As a demonstration, imagine a sequence of numbers converging to the number \(1\) such that \(s = 1\). Let the beginning value of the sequence \(s_1\) be \(\frac{1}{2}\), and let the sequence be defined such that \(s_i = 1 - 2^{-i}\) for all \(i > 1\). This means that \(s_2 = \frac{3}{4}\), \(s_3 = \frac{7}{8}\), \(s_4 = \frac{15}{16}\), etc. From the listing of the elements it should be intuitive that the values of the sequence approach the number \(1\) while the set of numbers produced never actually includes the value \(s = 1\) — even though the sequence will always be converging closer and closer to the value \(s\).

For the matter of proving the convergence of the sequence, imagine a value \(\varepsilon = \frac{1}{8}\). In order that the definition holds given this particular \(\varepsilon\), there needs exist a natural number \(N\) such that the difference of each value of the sequence \(s_n\) to the value \(s\) is less than the value \(\varepsilon\) whenever \(n \ge N\).

Having the given \(\varepsilon = \frac{1}{8}\), it should be clear that whenever \(n \ge 4\), the difference between value of the sequence \(s_n\) and \(s\) is going to be less than \(\frac{1}{8}\) (this is because \(s_4 = \frac{15}{16}\), and each later \(s_n\) in the sequence is going to be greater that s_n by the definition of the sequence \(\left(s_n \right)\), so \(\left| s_n - s \right| < \varepsilon\)); therefore \(\left| s_n - s \right| < \varepsilon\) whenever \(n \ge 4\) (because \(\left| s_n - 1 \right| < \frac{1}{8}\) whenever \(n \ge 4\)). It still remains to be proven that the definition holds for any \(\varepsilon\), however the remainder of this proof is left as an exercise for the reader.

Arguments and Ideas

To restate my thesis, I propose again that this type of convergence has an analogue when it comes to making natural arguments. It is that (and I hope you will see the similarities between the definitions of convergence):

A sequence of statements, an argument, converges to the complete explanation of a phenomenon, when any ordinary person having intuition can understand the phenomenon being described, which happens only if the difference of understanding between the arguer and the listener is sufficiently negligible to allow both sides to be acquainted with the same phenomenon whenever the argument exceeds a certain length depending on the arguer and listener in question.

Consider an argument of a human sensation “I am sad because my dog died.” Most listeners to this statement will not need much further explanation, as most modern societies have long understood the companionship that people are capable of having with their domesticated animals. However if there is a society of people not having ever domesticated pets, then they may not understand completely this short explanation of the sensation. Nevertheless, in this case it suffices to merely give a longer argument, though it may take constructing a comparison between human-human or human-object relationships that the society is capable of understanding. This would be true under the assumption that this society has relationship assignments similar to our own (as is human), or upholds spiritual significance of ordinary objects (as is usually human).

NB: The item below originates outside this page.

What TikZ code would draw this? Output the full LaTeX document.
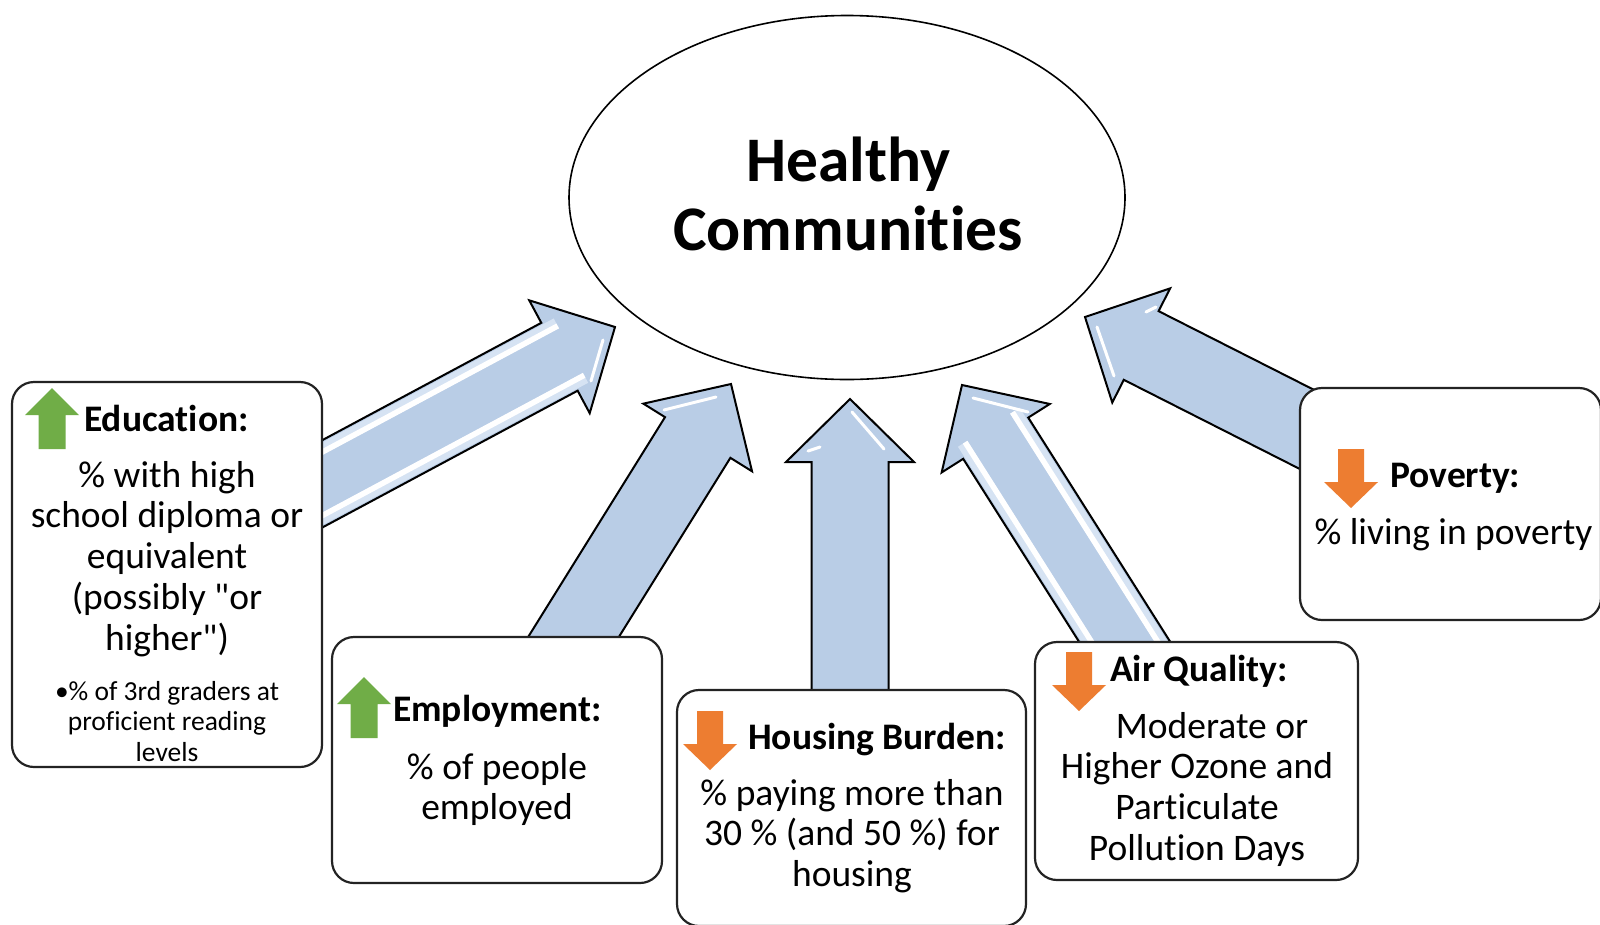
\documentclass[tikz,border=0pt]{standalone}
\usepackage{fontspec}
\setmainfont{Carlito}[Ligatures={TeXOff,CommonOff}]
\usetikzlibrary{shapes.geometric,calc}
\definecolor{arrowblue}{RGB}{185,205,230}
\definecolor{glowblue}{RGB}{214,227,243}
\definecolor{upgreen}{RGB}{112,173,71}
\definecolor{downorange}{RGB}{237,125,49}
\definecolor{boxline}{RGB}{35,35,35}

\newcommand\mylines[1]{\begin{tabular}[t]{@{}c@{}}#1\end{tabular}}

\tikzset{
  box/.style={draw=boxline, line width=2.2pt, fill=white, rounded corners=22pt, inner sep=0pt, outer sep=0pt},
  bodytext/.style={font=\fontsize{37.5}{40.8}\selectfont, inner sep=0pt, anchor=base},
  headtext/.style={font=\fontsize{37.5}{40.8}\selectfont\bfseries, inner sep=0pt, anchor=base west},
  smalltext/.style={font=\fontsize{27.5}{30.6}\selectfont, inner sep=0pt, anchor=base},
  blockarrow/.style={fill=arrowblue, draw=black, line width=2pt, line join=miter},
  shine/.style={white, line width=3pt, line cap=round},
}

% block arrow: #1 prefix, #2 start, #3 tip
\newcommand\blockarrow[3]{%
  \coordinate (#1hb) at ($(#3)!63pt!(#2)$);
  \path[blockarrow] ($(#2)!38.5pt!90:(#3)$) -- ($(#1hb)!38.5pt!90:(#3)$)
    -- ($(#1hb)!64pt!90:(#3)$) -- (#3) -- ($(#1hb)!64pt!-90:(#3)$)
    -- ($(#1hb)!38.5pt!-90:(#3)$) -- ($(#2)!38.5pt!-90:(#3)$) -- cycle;
}
% glossy stripes along both sides of the shaft
\newcommand\stripes[3]{%
  \coordinate (#1se) at ($(#3)!50pt!(#2)$);
  \foreach \a in {90,-90} {
    \draw[glowblue, line width=11pt] ($(#2)!31pt!\a:(#3)$) -- ($(#1se)!31pt!\a:(#3)$);
    \draw[white, line width=5.5pt] ($(#2)!28pt!\a:(#3)$) -- ($(#1se)!28pt!\a:(#3)$);
  }
}
\newcommand\upicon[2]{\fill[upgreen] (#1,#2) -- ++(27,27) -- ++(-13.5,0) -- ++(0,34) -- ++(-27,0) -- ++(0,-34) -- ++(-13.5,0) -- cycle;}
\newcommand\downicon[2]{\fill[downorange] ({#1-13},#2) -- ++(26,0) -- ++(0,33) -- ++(14,0) -- ++(-27,26) -- ++(-27,-26) -- ++(14,0) -- cycle;}

\begin{document}
\begin{tikzpicture}[x=1pt, y=-1pt]
\clip (0,0) rectangle (1600,924);
\fill[white] (0,0) rectangle (1600,924);

% arrow end points
\coordinate (s1) at (286.7,502.9); \coordinate (t1) at (615,327);
\coordinate (s2) at (557.6,662.5); \coordinate (t2) at (731,384);
\coordinate (s3) at (850,720);     \coordinate (t3) at (850,399);
\coordinate (s4) at (1141,667.6);  \coordinate (t4) at (962,385);
\coordinate (s5) at (1335.7,444);  \coordinate (t5) at (1085,317);

\blockarrow{a1}{s1}{t1}
\blockarrow{a2}{s2}{t2}
\blockarrow{a3}{s3}{t3}
\blockarrow{a4}{s4}{t4}
\blockarrow{a5}{s5}{t5}
\stripes{a1}{s1}{t1}
\stripes{a4}{s4}{t4}

% small highlights on the heads
\draw[shine] (603,340) -- (591,381);
\draw[shine] (664,410) -- (716,397);
\draw[shine] (852,412) -- (884,449);
\draw[shine] (808,451) -- (820,447);
\draw[shine] (973,398) -- (1028,412);
\draw[shine] (1097,327) -- (1114,376);
\draw[shine] (1146,312) -- (1156,307);

% central ellipse
\node[draw, ellipse, line width=1.6pt, minimum width=556pt, minimum height=364pt, inner sep=0pt] (hc) at (847,197.5) {};
\node[font=\fontsize{63.5}{69}\selectfont\bfseries, inner sep=0pt, anchor=base] (title) at (848,181) {\mylines{Healthy\\Communities}};

% boxes
\node[box, minimum width=310pt, minimum height=385pt] (edu) at (167,574.5) {};
\node[box, minimum width=330pt, minimum height=246pt] (emp) at (497,760) {};
\node[box, minimum width=349pt, minimum height=236pt] (hou) at (851.5,808) {};
\node[box, minimum width=323pt, minimum height=238pt] (air) at (1196.5,761) {};
\node[box, minimum width=301pt, minimum height=232pt] (pov) at (1450.5,504) {};

% icons
\upicon{52}{388}
\upicon{364}{677}
\downicon{710}{711}
\downicon{1079}{652}
\downicon{1351}{449}

% texts
\node[headtext] (eduh) at (84,431) {Education:};
\node[bodytext] (edub) at (167,487) {\mylines{\% with high\\school diploma or\\equivalent\\(possibly "or\\higher")}};
\node[smalltext] (edus) at (167,700) {\mylines{•\% of 3rd graders at\\proficient reading\\levels}};

\node[headtext] (emph) at (393,721) {Employment:};
\node[bodytext] (empb) at (497,779) {\mylines{\% of people\\employed}};

\node[headtext] (houh) at (748,749) {Housing Burden:};
\node[bodytext] (houb) at (852,805) {\mylines{\% paying more than\\30 \% (and 50 \%) for\\housing}};

\node[headtext] (airh) at (1110,681) {Air Quality:};
\node[bodytext] (airb) at (1197,738) {\mylines{\hspace*{30pt}Moderate or\\Higher Ozone and\\Particulate\\Pollution Days}};

\node[headtext] (povh) at (1390,487) {Poverty:};
\node[bodytext] (povb) at (1453.5,544) {\% living in poverty};
\end{tikzpicture}
\end{document}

The furthered argument may be something like “I am sad because my dog died, which is similar to the feeling I would have if I lost my son or the precious, spiritually significant cross ordinarily worn around my neck.”

(Parenthetical remark: If at this point you are beginning to understand the point that I am making, then please take a look at my mathematics paper exploring this idea in relation to computational methods of generative grammars.)

mon·ad / ˈmōˌnad/ noun
a single unit; the number one.

I like to picture it as what is called the Monad (or perhaps The Absolute).

Any person can approach the point at the center of the image in the way that they are beginning to become acquainted with the argument, but only realistically stand on the circumference of the circle. I imagine the circumference to be human intuition, where the explanation of a phenomenon to another is merely synonymous with pointing towards the center of the monad which represents abstractly the phenomenon. (When a listener move closer to the position of the arguer, it is that they must be moving closer to the center of the monad, as their positions should also never be capable of existing in the same location.) Because human experience and argumentative explication consist only of a finite set of sensations, exact equality between understanding the phenomenon and being acquainted with it is impossible, and so the form of the monad will always be the circle with a dot at the middle of it. In another work of Bertrand Russell, he states:

"It often happens that we know that a certain phrase denotes unambiguously, although we have no acquaintance with what it denotes.... In perception we have acquaintance with objects of perception, and in thought we have acquaintance with objects of a more abstract logical character; but we do not necessarily have acquaintance with the objects denoted by phrases composed of words with whose meanings we are acquainted. To take a very important instance: There seems no reason to believe that we are ever acquainted with other people's minds, seeing that these are not directly perceived; hence what we know about them is obtained through denoting. All thinking has to start from acquaintance; but it succeeds in thinking _about_ many things with which we have no acquaintance."
Bertrand Russell, On Denoting

I will not say anything on the subject of denotation. (I do not want to embark on such a lengthy subject having already employed the definition of a convergent sequence. My argument could perhaps be continued in arguing something like Bayesian thinking, but again I am wanting to stop.) So, I will end the blog post with a quote by Paul Erdős, another mathematician. To me, denotation is beauty, and being able to make comparison between something and another thing that is unambiguous like numbers is beautiful.

"Why are numbers beautiful? It's like asking why is Beethoven's Ninth Symphony beautiful. If you don't see why, someone can't tell you. I know numbers are beautiful. If they aren't beautiful, nothing is."